- SOURCE MATERIAL:
▬▬▬

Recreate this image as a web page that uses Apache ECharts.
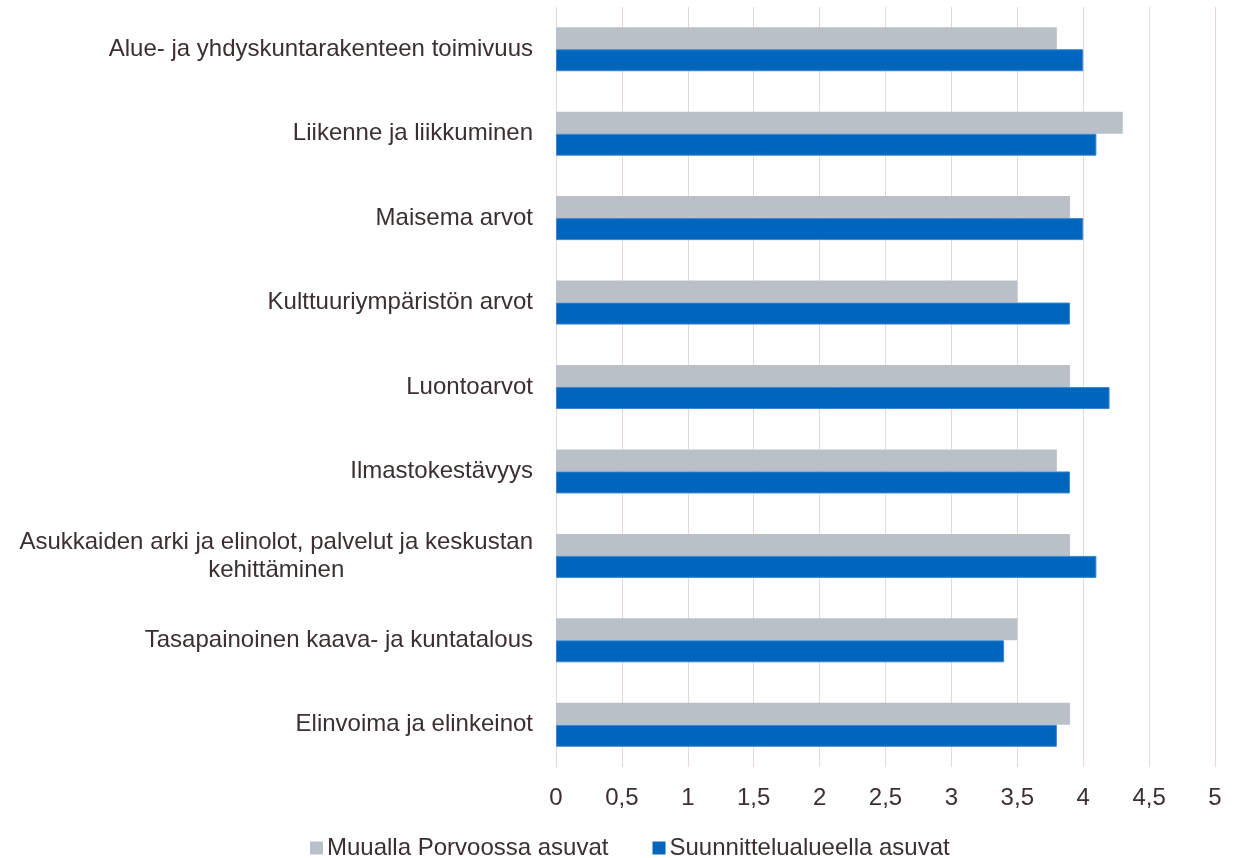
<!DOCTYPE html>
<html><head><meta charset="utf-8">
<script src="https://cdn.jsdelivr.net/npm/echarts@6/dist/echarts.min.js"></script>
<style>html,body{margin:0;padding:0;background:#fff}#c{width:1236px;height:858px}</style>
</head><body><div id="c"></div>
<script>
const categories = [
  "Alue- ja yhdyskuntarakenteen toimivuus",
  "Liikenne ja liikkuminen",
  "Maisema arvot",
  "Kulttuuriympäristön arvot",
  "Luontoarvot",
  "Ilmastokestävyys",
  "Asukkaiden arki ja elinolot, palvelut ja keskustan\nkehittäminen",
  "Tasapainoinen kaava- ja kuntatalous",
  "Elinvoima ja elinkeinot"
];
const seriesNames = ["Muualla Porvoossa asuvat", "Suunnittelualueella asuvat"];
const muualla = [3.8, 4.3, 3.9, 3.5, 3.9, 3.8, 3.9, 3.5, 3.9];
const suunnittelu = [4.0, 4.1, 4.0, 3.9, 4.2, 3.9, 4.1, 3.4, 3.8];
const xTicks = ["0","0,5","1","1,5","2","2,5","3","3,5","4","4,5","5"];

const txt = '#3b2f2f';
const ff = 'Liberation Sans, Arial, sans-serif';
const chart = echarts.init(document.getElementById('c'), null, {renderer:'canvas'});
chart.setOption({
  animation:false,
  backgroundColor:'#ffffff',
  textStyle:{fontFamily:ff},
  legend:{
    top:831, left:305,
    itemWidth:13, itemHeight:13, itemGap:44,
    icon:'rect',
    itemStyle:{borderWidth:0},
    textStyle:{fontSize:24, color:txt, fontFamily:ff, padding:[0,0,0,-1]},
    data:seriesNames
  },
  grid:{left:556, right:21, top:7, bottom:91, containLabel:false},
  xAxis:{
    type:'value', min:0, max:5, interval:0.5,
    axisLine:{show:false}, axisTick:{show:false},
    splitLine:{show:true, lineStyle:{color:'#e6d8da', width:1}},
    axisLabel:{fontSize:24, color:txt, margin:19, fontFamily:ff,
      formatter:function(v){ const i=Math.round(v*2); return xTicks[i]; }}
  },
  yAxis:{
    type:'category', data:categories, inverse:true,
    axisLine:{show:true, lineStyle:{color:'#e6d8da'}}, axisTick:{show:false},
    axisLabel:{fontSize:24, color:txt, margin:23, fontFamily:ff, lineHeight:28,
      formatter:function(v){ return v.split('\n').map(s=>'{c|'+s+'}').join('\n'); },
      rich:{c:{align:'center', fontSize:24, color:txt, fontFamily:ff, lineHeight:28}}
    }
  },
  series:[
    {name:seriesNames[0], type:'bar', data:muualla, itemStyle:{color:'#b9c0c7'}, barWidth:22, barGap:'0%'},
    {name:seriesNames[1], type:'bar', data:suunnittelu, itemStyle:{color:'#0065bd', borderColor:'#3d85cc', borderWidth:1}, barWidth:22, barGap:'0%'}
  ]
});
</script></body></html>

▬▬▬

- SHORT TASK: Give the material again exactly as it is, but keep the pictures out.

- SOLUTION:
Recreate this image as a web page that uses Apache ECharts.
<!DOCTYPE html>
<html><head><meta charset="utf-8">
<script src="https://cdn.jsdelivr.net/npm/echarts@6/dist/echarts.min.js"></script>
<style>html,body{margin:0;padding:0;background:#fff}#c{width:1236px;height:858px}</style>
</head><body><div id="c"></div>
<script>
const categories = [
  "Alue- ja yhdyskuntarakenteen toimivuus",
  "Liikenne ja liikkuminen",
  "Maisema arvot",
  "Kulttuuriympäristön arvot",
  "Luontoarvot",
  "Ilmastokestävyys",
  "Asukkaiden arki ja elinolot, palvelut ja keskustan\nkehittäminen",
  "Tasapainoinen kaava- ja kuntatalous",
  "Elinvoima ja elinkeinot"
];
const seriesNames = ["Muualla Porvoossa asuvat", "Suunnittelualueella asuvat"];
const muualla = [3.8, 4.3, 3.9, 3.5, 3.9, 3.8, 3.9, 3.5, 3.9];
const suunnittelu = [4.0, 4.1, 4.0, 3.9, 4.2, 3.9, 4.1, 3.4, 3.8];
const xTicks = ["0","0,5","1","1,5","2","2,5","3","3,5","4","4,5","5"];

const txt = '#3b2f2f';
const ff = 'Liberation Sans, Arial, sans-serif';
const chart = echarts.init(document.getElementById('c'), null, {renderer:'canvas'});
chart.setOption({
  animation:false,
  backgroundColor:'#ffffff',
  textStyle:{fontFamily:ff},
  legend:{
    top:831, left:305,
    itemWidth:13, itemHeight:13, itemGap:44,
    icon:'rect',
    itemStyle:{borderWidth:0},
    textStyle:{fontSize:24, color:txt, fontFamily:ff, padding:[0,0,0,-1]},
    data:seriesNames
  },
  grid:{left:556, right:21, top:7, bottom:91, containLabel:false},
  xAxis:{
    type:'value', min:0, max:5, interval:0.5,
    axisLine:{show:false}, axisTick:{show:false},
    splitLine:{show:true, lineStyle:{color:'#e6d8da', width:1}},
    axisLabel:{fontSize:24, color:txt, margin:19, fontFamily:ff,
      formatter:function(v){ const i=Math.round(v*2); return xTicks[i]; }}
  },
  yAxis:{
    type:'category', data:categories, inverse:true,
    axisLine:{show:true, lineStyle:{color:'#e6d8da'}}, axisTick:{show:false},
    axisLabel:{fontSize:24, color:txt, margin:23, fontFamily:ff, lineHeight:28,
      formatter:function(v){ return v.split('\n').map(s=>'{c|'+s+'}').join('\n'); },
      rich:{c:{align:'center', fontSize:24, color:txt, fontFamily:ff, lineHeight:28}}
    }
  },
  series:[
    {name:seriesNames[0], type:'bar', data:muualla, itemStyle:{color:'#b9c0c7'}, barWidth:22, barGap:'0%'},
    {name:seriesNames[1], type:'bar', data:suunnittelu, itemStyle:{color:'#0065bd', borderColor:'#3d85cc', borderWidth:1}, barWidth:22, barGap:'0%'}
  ]
});
</script></body></html>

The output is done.